In DR STRANGELOVE, Peter Sellers is getting at least some of his vocal inflections from Kubrick when he plays Merkin Muffley, and in TOM THUMB he’s doing George Pal. The third in the trinity of directorial impersonations is AFTER THE FOX, where he reportedly patterned his performance as Italian master criminal Aldo “the Fox” Vanucci on Vittorio De Sica, who he’d already acted alongside in THE MILLIONAIRESS.
It makes sense, when cast as an Italian, to have an actual Italian as model, especially if that Italian is going to be close at hand. And especially since your character masquerades as a great Italian film director. But the movie’s self-referencing doesn’t end there. Vanucci plans to smuggle stolen gold into Italy under cover of a fake film shoot — a film about smuggling gold into Italy — so he enlists real movie star Victor Mature, playing fictional movie star Tony Powell (but with a clip of Mature in Jacques Tourneur’s EASY LIVING to illustrate his career). Mature, who had been semi-retired from the screen, evidently found the experience as invigorating as his character does. It’s quite an early case of an actor sending themselves up with vicious glee, and Mature is not only a good sport but a proficient farceur.

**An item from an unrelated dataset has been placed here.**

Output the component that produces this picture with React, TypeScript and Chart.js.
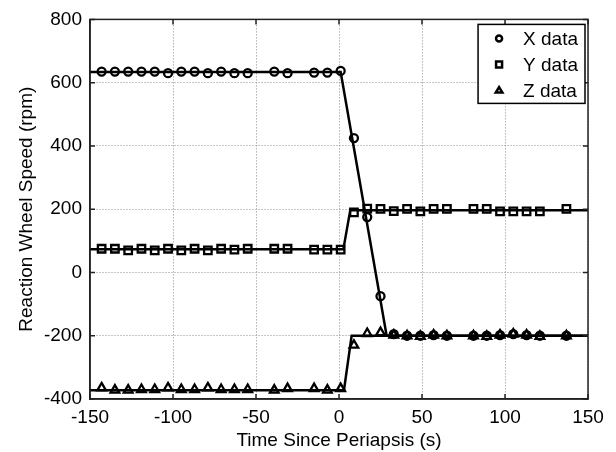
import React, { useEffect, useRef } from 'react';
import { Chart, registerables } from 'chart.js';

Chart.register(...registerables);

// Sample times (s since periapsis)
const times = [-143, -135, -127, -119, -111, -103, -95, -87, -79, -71, -63, -55, -39, -31, -15, -7, 1, 9, 17, 25, 33, 41, 49, 57, 65, 81, 89, 97, 105, 113, 121, 137];

// Measured wheel speeds (rpm)
const xData = [635, 635, 635, 635, 635, 630, 635, 635, 630, 635, 630, 630, 635, 630, 632, 632, 637, 425, 175, -75, -195, -200, -200, -198, -200, -200, -200, -198, -195, -198, -200, -200];
const yData = [75, 75, 70, 75, 70, 75, 70, 75, 70, 75, 72, 75, 75, 75, 72, 72, 72, 190, 202, 201, 194, 201, 193, 201, 201, 201, 201, 193, 193, 193, 193, 201];
const zData = [-365, -372, -372, -370, -370, -365, -370, -370, -365, -370, -370, -370, -372, -367, -367, -372, -367, -230, -193, -190, -198, -200, -202, -198, -200, -200, -202, -198, -195, -198, -202, -200];

// Model (fit) lines
const fitXTimes = [-150, 1, 28.7, 150];
const fitXValues = [634, 634, -200, -200];
const fitYTimes = [-150, 2.6, 6.8, 150];
const fitYValues = [73, 73, 197, 197];
const fitZTimes = [-150, 3, 7.6, 150];
const fitZValues = [-372, -372, -200, -200];

// Axis ticks
const xTicks = [-150, -100, -50, 0, 50, 100, 150];
const yTicks = [-400, -200, 0, 200, 400, 600, 800];

const legendLabels = ['X data', 'Y data', 'Z data'];
const legendStyles = ['circle', 'rect', 'triangle'];

const FONT = '"Liberation Sans", Arial, Helvetica, sans-serif';
const FS = 19;

const toPts = (xs: number[], ys: number[]) => xs.map((x, i) => ({ x, y: ys[i] }));

function drawMarker(ctx: CanvasRenderingContext2D, style: string, x: number, y: number, s: number) {
  ctx.beginPath();
  if (style === 'circle') {
    ctx.arc(x, y, s, 0, Math.PI * 2);
  } else if (style === 'rect') {
    ctx.rect(x - s, y - s, 2 * s, 2 * s);
  } else {
    const h = s * 1.8;
    ctx.moveTo(x, y - h * 0.6);
    ctx.lineTo(x + s * 1.1, y + h * 0.4);
    ctx.lineTo(x - s * 1.1, y + h * 0.4);
    ctx.closePath();
  }
  ctx.stroke();
}

const framePlugin = {
  id: 'matlabFrame',
  afterDraw(chart: any) {
    const { ctx, chartArea: ca, scales } = chart;
    ctx.save();
    ctx.strokeStyle = '#222';
    ctx.lineWidth = 1.5;
    // inward tick marks
    const tl = 5;
    ctx.beginPath();
    xTicks.forEach((v) => {
      const px = scales.x.getPixelForValue(v);
      ctx.moveTo(px, ca.bottom);
      ctx.lineTo(px, ca.bottom - tl);
      ctx.moveTo(px, ca.top);
      ctx.lineTo(px, ca.top + tl);
    });
    yTicks.forEach((v) => {
      const py = scales.y.getPixelForValue(v);
      ctx.moveTo(ca.left, py);
      ctx.lineTo(ca.left + tl, py);
      ctx.moveTo(ca.right, py);
      ctx.lineTo(ca.right - tl, py);
    });
    ctx.stroke();
    ctx.strokeRect(ca.left, ca.top, ca.right - ca.left, ca.bottom - ca.top);

    // legend
    ctx.font = `${FS}px ${FONT}`;
    const maxW = Math.max(...legendLabels.map((l) => ctx.measureText(l).width));
    const w = 45 + maxW + 7;
    const h = 79;
    const bx = ca.right - 3 - w;
    const by = ca.top + 5;
    ctx.fillStyle = '#fff';
    ctx.fillRect(bx, by, w, h);
    ctx.strokeStyle = '#000';
    ctx.lineWidth = 1.5;
    ctx.strokeRect(bx, by, w, h);
    ctx.textBaseline = 'middle';
    ctx.textAlign = 'left';
    legendLabels.forEach((lab, i) => {
      const cy = by + 14 + i * 26;
      ctx.lineWidth = 2.5;
      ctx.strokeStyle = '#000';
      drawMarker(ctx, legendStyles[i], bx + 21, cy, 3);
      ctx.fillStyle = '#000';
      ctx.fillText(lab, bx + 45, cy + 1);
    });
    ctx.restore();
  },
};

export default function App() {
  const ref = useRef<HTMLCanvasElement | null>(null);
  useEffect(() => {
    if (!ref.current) return;
    const lineDs = (xs: number[], ys: number[]) => ({
      data: toPts(xs, ys),
      showLine: true,
      borderColor: '#000',
      borderWidth: 2.5,
      pointRadius: 0,
      fill: false,
      tension: 0,
    });
    const ptDs = (label: string, ys: number[], style: string, r: number) => ({
      label,
      data: toPts(times, ys),
      showLine: false,
      pointStyle: style,
      pointRadius: r,
      pointBorderWidth: 2.3,
      pointBorderColor: '#000',
      pointBackgroundColor: 'rgba(0,0,0,0)',
      borderColor: '#000',
      backgroundColor: 'rgba(0,0,0,0)',
    });
    const chart = new Chart(ref.current, {
      type: 'scatter',
      data: {
        datasets: [
          lineDs(fitXTimes, fitXValues),
          lineDs(fitYTimes, fitYValues),
          lineDs(fitZTimes, fitZValues),
          ptDs(legendLabels[0], xData, 'circle', 4),
          ptDs(legendLabels[1], yData, 'rect', 5.3),
          ptDs(legendLabels[2], zData, 'triangle', 5),
        ] as any,
      },
      options: {
        animation: false,
        responsive: false,
        layout: { padding: { top: 15, right: 28, left: 0, bottom: 0 } },
        plugins: { legend: { display: false }, tooltip: { enabled: false } },
        scales: {
          x: {
            type: 'linear',
            min: -150,
            max: 150,
            afterFit: (s: any) => { s.height = 53; },
            afterBuildTicks: (s: any) => { s.ticks = xTicks.map((v) => ({ value: v })); },
            grid: { color: '#8c8c8c', lineWidth: 1, drawTicks: false },
            border: { display: true, color: '#222', width: 1.5, dash: [1, 2] },
            ticks: { color: '#000', font: { family: FONT, size: FS }, padding: 7, maxRotation: 0 },
            title: { display: true, text: 'Time Since Periapsis (s)', color: '#000', font: { family: FONT, size: FS }, padding: { top: 0, bottom: 0 } },
          },
          y: {
            type: 'linear',
            min: -400,
            max: 800,
            afterFit: (s: any) => { s.width = 90; },
            afterBuildTicks: (s: any) => { s.ticks = yTicks.map((v) => ({ value: v })); },
            grid: { color: '#8c8c8c', lineWidth: 1, drawTicks: false },
            border: { display: true, color: '#222', width: 1.5, dash: [1, 2] },
            ticks: { color: '#000', font: { family: FONT, size: FS }, padding: 8 },
            title: { display: true, text: 'Reaction Wheel Speed (rpm)', color: '#000', font: { family: FONT, size: FS }, padding: { top: 15, bottom: 0 } },
          },
        },
      } as any,
      plugins: [framePlugin],
    });
    return () => chart.destroy();
  }, []);
  return (
    <div style={{ position: 'absolute', left: 0, top: 0, width: 616, height: 452, background: '#fff' }}>
      <canvas ref={ref} width={616} height={452} />
    </div>
  );
}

Oh, the title of the fake movie (below) is a broad reference to an earlier, real De Sica film.


And here’s De Sica as himself, directing a movie. Rather excellent gag where a fake sandstorm is produced for the scene, and when the storm dies down, all the equipment has been stolen. This fake movie the real director is making stars another real director, John Huston, but confusingly/hilariously, he’s not played by John Huston. Maybe they’d assumed that Huston, like De Sica a serious gambler, would need the money and agree to play himself playing Moses. Bizarrely, he eventually did play a different Lawgiver in BATTLE FOR THE PLANET OF THE APES.


And is it a reference to Italian movie dubbing when Akim Tamiroff (whose presence in caper movies seemed to be de rigeur — OCEAN’S ELEVEN, TOPKAPI) is lip-synched by Maria Grazia Buccella? It’s quite funny, anyway.


Neil Simon, who scripted, reckoned that the film was only fair, and that there was more funny stuff on a cutting room floor in Rome somewhere (including Sellers disguised as a Beatle). But, going into it with low expectations — I’d seen it once, years ago, and hadn’t laughed much, and we watched the other De Sica-Sellers collaboration, WOMAN TIMES SEVEN, and didn’t laugh at all — we actually found it very enjoyable indeed. It doesn’t really have a second act, just a bunch of stuff, but it has one of the best closing lines in history.

OK, maybe not top ten best end lines, but top hundred. I like it because it destroys the reality of what we’ve been watching, it FORCES THE FILM TO STOP.
AFTER THE FOX stars Pearly Gates; Samson; Goodnight; Det. Milton Arbogast; ‘Uncle’ Joe Grandi; Pope Alexander III; Nero Wolfe; Lucrezia Borgia; Professor Henry Harrington; Kreacher; Baron Fabrizio Donati; Sgt. ‘Muscles’ Dunn; Capannelle; and Fran Garland (archive footage).